* START *

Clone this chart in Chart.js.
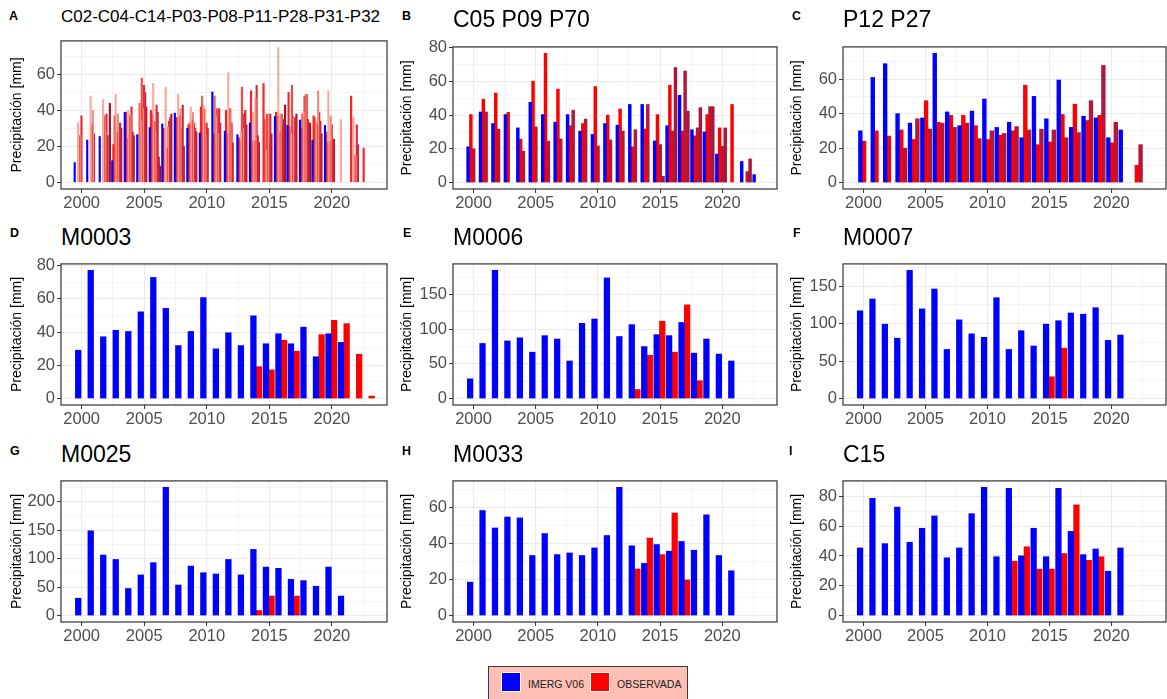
<!DOCTYPE html>
<html>
<head>
<meta charset="utf-8">
<title>Precipitación</title>
<script src="https://cdn.jsdelivr.net/npm/chart.js@4.4.1/dist/chart.umd.min.js"></script>
<style>
  body { margin: 0; width: 1167px; height: 699px; overflow: hidden; position: relative; background: #fff;
         font-family: "Liberation Sans", Arial, sans-serif; }
  canvas { position: absolute; }
  .tag { position: absolute; font-weight: bold; font-size: 12.5px; line-height: 12px; color: #000; }
  .ttl { position: absolute; font-size: 23px; line-height: 23px; color: #000; white-space: nowrap; }
  .ttl.small { font-size: 17px; line-height: 17px; }
  #legend { position: absolute; left: 488px; top: 666px; width: 198px; height: 40px;
            background: #FFBFB4; border: 1px solid #3a3a3a; }
  .key { position: absolute; top: 5px; width: 18px; height: 18px; border: 1px solid #fff; }
  .lab { position: absolute; top: 7px; font-size: 10.5px; line-height: 20px; color: #222; white-space: nowrap; }
</style>
</head>
<body>
<div id="legend">
  <div class="key" style="left:12px;background:#0000FF"></div>
  <div class="lab" style="left:39px">IMERG V06</div>
  <div class="key" style="left:101px;background:#FF0000"></div>
  <div class="lab" style="left:128px">OBSERVADA</div>
</div>
<script>
// ---- data -------------------------------------------------------------
const years = [2000, 2001, 2002, 2003, 2004, 2005, 2006, 2007, 2008, 2009, 2010, 2011,
               2012, 2013, 2014, 2015, 2016, 2017, 2018, 2019, 2020, 2021, 2022, 2023];

// A: C02-C04-C14-P03-P08-P11-P28-P31-P32
const aImerg = [11, 23.5, 25.5, 12, 39, 26.5, 30.5, 32.5, 38.5, 30, 27.5, 50.3, 28.5, 26.5, 33, null, 36.6, 31.7, 34.7, 23.5, 31.7, null, null, null];
const aC02 = [null, null, null, 21, 39, null, 40, 30, 36, 32, 42, 27, 40, 25, 51, 55, 39, 50, 30, 37, 28, null, 48, 19];
const aC04 = [null, null, null, 37, 24, 44, 38, null, 36, 33, 48, 48, 27, 24, 23, 35, 37, 31, 38, 36, 22, null, null, null];
const aC14 = [33, 48, 46, 49, 40, 34, 55, 53, 49, 42, 43, 37, 61, 28, 39, 18, 75, 27, 39, 34, 51, 35, 36, null];
const aP03 = [26, 32, 37, 28, 37, 58, 34, 19, 37, 35, 41, 41, 41, 53, 23, 38, 28, 54, 48, 32, 23, null, 15, null];
const aP08 = [26, 40, 29, 38, 38, 41, 28, 31, 41, 39, 26, 27, 41, 30, 47, 38, 38, 37, 49, 51, 37, null, 15, null];
const aP11 = [37, 27, 38, 28, 42, 54, 43, 34, 30, 33, 33, 41, 33, 38, 54, 24, 38, 36, 49, 39, 32, null, 32, null];
const aP28 = [null, null, 26, 33, 28, 50, 39, 36, 43, 30, 30, 33, 22, 40, 26, 38, 31, 36, 35, 34, 23, null, 21, null];
const aP31 = [null, null, null, 30, 26, 42, 14, 38, 20, 28, null, null, null, 32, 22, 27, 35, 38, 33, 27, 24, null, null, null];
const aP32 = [null, null, 44, null, null, null, 9, null, null, null, null, null, null, null, null, null, 43, null, 33, null, null, null, null, null];

// B: C05 P09 P70
const bImerg = [21.2, 41.8, 35, 40.3, 32.4, 47.6, 40.3, 35.8, 40.3, 30.5, 28.5, 35, 34, 46.3, 46.3, 24.7, 33.7, 51.7, 31.3, 30, 16.9, null, 12.5, 4.7];
const bC05 = [40.3, 49.4, 53, 41.6, 25.7, 60.1, 76.6, 55.4, 33.7, 35, 56.9, 40, 43.6, 21.2, 31.8, 40.3, 57.7, 30.5, 27.7, 40.3, 32.4, 46.3, null, null];
const bP09 = [20, 41.8, 31.6, null, 18.5, 33, 24.5, 25.8, 42.9, 37.6, 21.7, 25.3, 30.5, 31.3, 46.3, 22.5, 30.5, 66.1, 32.4, 45, 21.5, null, 6.5, null];
const bP70 = [null, null, null, null, null, null, null, null, null, null, null, null, null, null, null, 3.7, 68.2, 42.3, 44.4, 45, 32.4, null, 14, null];

// C: P12 P27
const cImerg = [30, 61, 69, 40, 34.5, 37.5, 75, 41, 33, 41.5, 48.5, 32, 35, 26, 50, 37, 59.5, 32, 38.5, 37.5, 26, 30.5, null, null];
const cP12 = [24, 30, 27, 30.5, 25, 47.5, 35, 39, 39, 33, 25, 27.5, 30, 56.5, 22, 23.5, 39.5, 45.5, 36, 39, 23, null, 10, null];
const cP27 = [null, null, null, 20, 37, 31, 34.5, 32, 34.5, 25.5, 30, 28.5, 32.5, 30.5, 31, 30.5, 26, 29, 47.5, 68, 35, null, 22, null];

// D: M0003
const dImerg = [29.1, 77.2, 37.2, 41.1, 40.4, 52.2, 72.9, 54.3, 31.9, 40.4, 60.8, 29.9, 39.6, 31.9, 49.8, 33, 39, 33, 43, 25.2, 39, 33.8, null, null];
const dObs = [null, null, null, null, null, null, null, null, null, null, null, null, null, null, 19.2, 17.3, 35.1, 28.5, null, 38.5, 47.1, 45.1, 26.7, 1.5];

// E: M0006
const eImerg = [28.5, 79.5, 185, 83.1, 87.7, 66.9, 90.8, 85.9, 54.2, 108.5, 114.8, 174, 89.5, 106.6, 75, 92.2, 90.8, 109.8, 65.5, 85.9, 64.2, 54.2, null, null];
const eObs = [null, null, null, null, null, null, null, null, null, null, null, null, null, 13.1, 62.4, 111.6, 66.9, 135.1, 25.8, null, null, null, null, null];

// F: M0007
const fImerg = [117.2, 133, 99.3, 80.6, 171.2, 119.7, 146.2, 65.6, 105.1, 86.4, 81.8, 134.6, 65.6, 90.6, 70.2, 99.3, 103.9, 114.2, 112.6, 121.3, 77.7, 84.8, null, null];
const fObs = [null, null, null, null, null, null, null, null, null, null, null, null, null, null, null, 29.1, 67.3, null, null, null, null, null, null, null];

// G: M0025
const gImerg = [30.5, 149, 106.4, 98.6, 47.6, 71.5, 93, 225.5, 53.7, 87, 75.3, 73.1, 98.6, 71.5, 116.3, 85.3, 83.1, 63.7, 61.5, 51.5, 85.3, 34.3, null, null];
const gObs = [null, null, null, null, null, null, null, null, null, null, null, null, null, null, 8.9, 34.3, null, 34.3, null, null, null, null, null, null];

// H: M0033
const hImerg = [18.6, 58.4, 48.7, 54.8, 54.3, 33.4, 45.6, 33.9, 34.8, 33.4, 37.6, 44.5, 71.3, 38.8, 29, 39.5, 35.8, 41.2, 36.3, 56, 33.4, 24.9, null, null];
const hObs = [null, null, null, null, null, null, null, null, null, null, null, null, null, 25.9, 43.1, 33.9, 57, 19.8, null, null, null, null, null, null];

// I: C15
const iImerg = [45.4, 78.7, 48.3, 72.8, 49.2, 58.6, 66.9, 38.8, 45.4, 68.4, 86.1, 39.5, 85.4, 40.1, 58.6, 39.5, 85.4, 56.5, 40.9, 44.7, 29.7, 45.4, null, null];
const iObs = [null, null, null, null, null, null, null, null, null, null, null, null, 36.5, 46.2, 31.2, 31.2, 41.6, 74.3, 37.1, 39.5, null, null, null, null];

// ---- look ---------------------------------------------------------------
const FONT = '"Liberation Sans", Arial, sans-serif';
const BLUE = '#0000FF', RED = '#FF0000', CRIMSON = '#B3173C';
const GRID = '#EBEBEB', AXIS = '#333333', TICKTXT = '#4D4D4D';
const X_MIN = 1998.35, X_MAX = 2024.4;
const GROUP = 0.9;

const cols = [{ b: 0, l: 61, r: 387 }, { b: 390, l: 453, r: 777 }, { b: 780, l: 843, r: 1166 }];
const rows = [{ t: 39, bt: 189, ttlTop: 7.8, tagTop: 10 }, { t: 256, bt: 405, ttlTop: 225.5, tagTop: 226.5 }, { t: 473, bt: 622, ttlTop: 442.8, tagTop: 444.8 }];

const panels = [
  { tag: 'A', tagX: 9, title: 'C02-C04-C14-P03-P08-P11-P28-P31-P32', small: true, col: 0, row: 0, top: 33,
    slots: 10, shift: -0.15, step: 20,
    series: [
      { name: 'IMERG V06', values: aImerg, color: BLUE },
      { name: 'C02', values: aC02, color: '#FF2020' },
      { name: 'C04', values: aC04, color: '#F0675C' },
      { name: 'C14', values: aC14, color: '#F8AA9E' },
      { name: 'P03', values: aP03, color: '#EE4A44' },
      { name: 'P08', values: aP08, color: '#F28B80' },
      { name: 'P11', values: aP11, color: '#DC2B3A' },
      { name: 'P28', values: aP28, color: '#C8243E' },
      { name: 'P31', values: aP31, color: '#B31A38' },
      { name: 'P32', values: aP32, color: '#9B1230' }
    ] },
  { tag: 'B', tagX: 402, title: 'C05 P09 P70', col: 1, row: 0, slots: 4, shift: -0.1, step: 20,
    series: [
      { name: 'IMERG V06', values: bImerg, color: BLUE },
      { name: 'C05', values: bC05, color: RED },
      { name: 'P09', values: bP09, color: CRIMSON },
      { name: 'P70', values: bP70, color: '#A8163A' }
    ] },
  { tag: 'C', tagX: 792, title: 'P12 P27', col: 2, row: 0, slots: 3, shift: 0.05, step: 20,
    series: [
      { name: 'IMERG V06', values: cImerg, color: BLUE },
      { name: 'P12', values: cP12, color: RED },
      { name: 'P27', values: cP27, color: CRIMSON }
    ] },
  { tag: 'D', tagX: 10, title: 'M0003', col: 0, row: 1, slots: 2, shift: -0.05, step: 20,
    series: [{ name: 'IMERG V06', values: dImerg, color: BLUE }, { name: 'OBSERVADA', values: dObs, color: RED }] },
  { tag: 'E', tagX: 403, title: 'M0006', col: 1, row: 1, slots: 2, shift: -0.05, step: 50,
    series: [{ name: 'IMERG V06', values: eImerg, color: BLUE }, { name: 'OBSERVADA', values: eObs, color: RED }] },
  { tag: 'F', tagX: 793, title: 'M0007', col: 2, row: 1, slots: 2, shift: -0.05, step: 50,
    series: [{ name: 'IMERG V06', values: fImerg, color: BLUE }, { name: 'OBSERVADA', values: fObs, color: RED }] },
  { tag: 'G', tagX: 10, title: 'M0025', col: 0, row: 2, slots: 2, shift: -0.05, step: 50,
    series: [{ name: 'IMERG V06', values: gImerg, color: BLUE }, { name: 'OBSERVADA', values: gObs, color: RED }] },
  { tag: 'H', tagX: 402, title: 'M0033', col: 1, row: 2, slots: 2, shift: -0.05, step: 20,
    series: [{ name: 'IMERG V06', values: hImerg, color: BLUE }, { name: 'OBSERVADA', values: hObs, color: RED }] },
  { tag: 'I', tagX: 789, title: 'C15', col: 2, row: 2, slots: 2, shift: -0.05, step: 20,
    series: [{ name: 'IMERG V06', values: iImerg, color: BLUE }, { name: 'OBSERVADA', values: iObs, color: RED }] }
];

// panel frame (ggplot panel.border)
const frame = {
  id: 'frame',
  afterDraw(chart) {
    const { ctx, chartArea: a } = chart;
    ctx.save();
    ctx.strokeStyle = AXIS;
    ctx.lineWidth = 1.2;
    ctx.strokeRect(a.left, a.top, a.right - a.left, a.bottom - a.top);
    ctx.restore();
  }
};

const xTicks = [];
for (let v = 2000; v <= X_MAX; v += 2.5) xTicks.push(v);
const isMajorX = v => v % 5 === 0;

function addText(cls, left, top, text) {
  const d = document.createElement('div');
  d.className = cls;
  d.style.left = left + 'px';
  d.style.top = top + 'px';
  d.textContent = text;
  document.body.appendChild(d);
}

panels.forEach(p => {
  const c = cols[p.col], r = rows[p.row];
  const top = p.top || r.t;
  addText('tag', p.tagX, r.tagTop, p.tag);
  addText(p.small ? 'ttl small' : 'ttl', c.l, p.small ? 8.3 : r.ttlTop, p.title);

  const cv = document.createElement('canvas');
  cv.width = c.r - c.b + 4;
  cv.height = r.bt - top + 4 + 34;
  cv.style.left = c.b + 'px';
  cv.style.top = (top - 4) + 'px';
  document.body.appendChild(cv);

  const slotW = GROUP / p.slots;
  // very thin bars (panel A) get a minimum width so they read as solid, like the original
  const barPx = Math.max(1.5, slotW * (c.r - c.l) / (X_MAX - X_MIN));
  const datasets = p.series.map((s, k) => ({
    label: s.name,
    data: years.map((yr, i) => s.values[i] == null ? null
      : { x: yr + p.shift + (k - (p.slots - 1) / 2) * slotW, y: s.values[i] }).filter(Boolean),
    backgroundColor: s.color,
    borderWidth: 0,
    barThickness: barPx,
    grouped: false
  }));

  const vmax = Math.max(...p.series.flatMap(s => s.values.filter(v => v != null)));
  const yMax = vmax * 1.05, yMin = -vmax * 0.05;
  const yTicks = [];
  for (let v = 0; v <= yMax; v += p.step / 2) yTicks.push(v);
  const isMajorY = v => Math.abs(v / p.step - Math.round(v / p.step)) < 1e-6;

  new Chart(cv, {
    type: 'bar',
    data: { datasets },
    options: {
      responsive: false,
      animation: false,
      devicePixelRatio: 1,
      layout: { padding: { left: 0, top: 4, right: 4, bottom: 0 } },
      plugins: { legend: { display: false }, tooltip: { enabled: false } },
      scales: {
        x: {
          type: 'linear', min: X_MIN, max: X_MAX, offset: false,
          afterBuildTicks: s => { s.ticks = xTicks.map(v => ({ value: v })); },
          afterFit: s => { s.height = 34; },
          border: { display: false },
          grid: {
            offset: false, color: GRID,
            lineWidth: ctx => (ctx.tick && isMajorX(ctx.tick.value)) ? 1.1 : 0.55,
            tickLength: 4, tickWidth: 1,
            tickColor: ctx => (ctx.tick && isMajorX(ctx.tick.value)) ? AXIS : 'rgba(0,0,0,0)'
          },
          ticks: {
            autoSkip: false, maxRotation: 0, padding: 1, color: TICKTXT,
            font: { size: 16.5, family: FONT },
            callback: v => isMajorX(v) ? String(v) : ''
          }
        },
        y: {
          min: yMin, max: yMax,
          afterBuildTicks: s => { s.ticks = yTicks.map(v => ({ value: v })); },
          afterFit: s => { s.width = c.l - c.b; },
          border: { display: false },
          grid: {
            color: GRID,
            lineWidth: ctx => (ctx.tick && isMajorY(ctx.tick.value)) ? 1.1 : 0.55,
            tickLength: 4, tickWidth: 1,
            tickColor: ctx => (ctx.tick && isMajorY(ctx.tick.value)) ? AXIS : 'rgba(0,0,0,0)'
          },
          ticks: {
            autoSkip: false, padding: 2, color: TICKTXT,
            font: { size: 16.5, family: FONT },
            callback: v => isMajorY(v) ? String(v) : ''
          },
          title: {
            display: true, text: 'Precipitación [mm]', color: '#000',
            font: { size: 14, family: FONT }, padding: { top: 9, bottom: 0 }
          }
        }
      }
    },
    plugins: [frame]
  });
});
</script>
</body>
</html>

* END *

▶ [Request]: Print, exactly as written, the lines above from the first one to the one containing "2021, 2022, 2023];". Leave out pictures.

▶ [Written response]:
Clone this chart in Chart.js.
<!DOCTYPE html>
<html>
<head>
<meta charset="utf-8">
<title>Precipitación</title>
<script src="https://cdn.jsdelivr.net/npm/chart.js@4.4.1/dist/chart.umd.min.js"></script>
<style>
  body { margin: 0; width: 1167px; height: 699px; overflow: hidden; position: relative; background: #fff;
         font-family: "Liberation Sans", Arial, sans-serif; }
  canvas { position: absolute; }
  .tag { position: absolute; font-weight: bold; font-size: 12.5px; line-height: 12px; color: #000; }
  .ttl { position: absolute; font-size: 23px; line-height: 23px; color: #000; white-space: nowrap; }
  .ttl.small { font-size: 17px; line-height: 17px; }
  #legend { position: absolute; left: 488px; top: 666px; width: 198px; height: 40px;
            background: #FFBFB4; border: 1px solid #3a3a3a; }
  .key { position: absolute; top: 5px; width: 18px; height: 18px; border: 1px solid #fff; }
  .lab { position: absolute; top: 7px; font-size: 10.5px; line-height: 20px; color: #222; white-space: nowrap; }
</style>
</head>
<body>
<div id="legend">
  <div class="key" style="left:12px;background:#0000FF"></div>
  <div class="lab" style="left:39px">IMERG V06</div>
  <div class="key" style="left:101px;background:#FF0000"></div>
  <div class="lab" style="left:128px">OBSERVADA</div>
</div>
<script>
// ---- data -------------------------------------------------------------
const years = [2000, 2001, 2002, 2003, 2004, 2005, 2006, 2007, 2008, 2009, 2010, 2011,
               2012, 2013, 2014, 2015, 2016, 2017, 2018, 2019, 2020, 2021, 2022, 2023];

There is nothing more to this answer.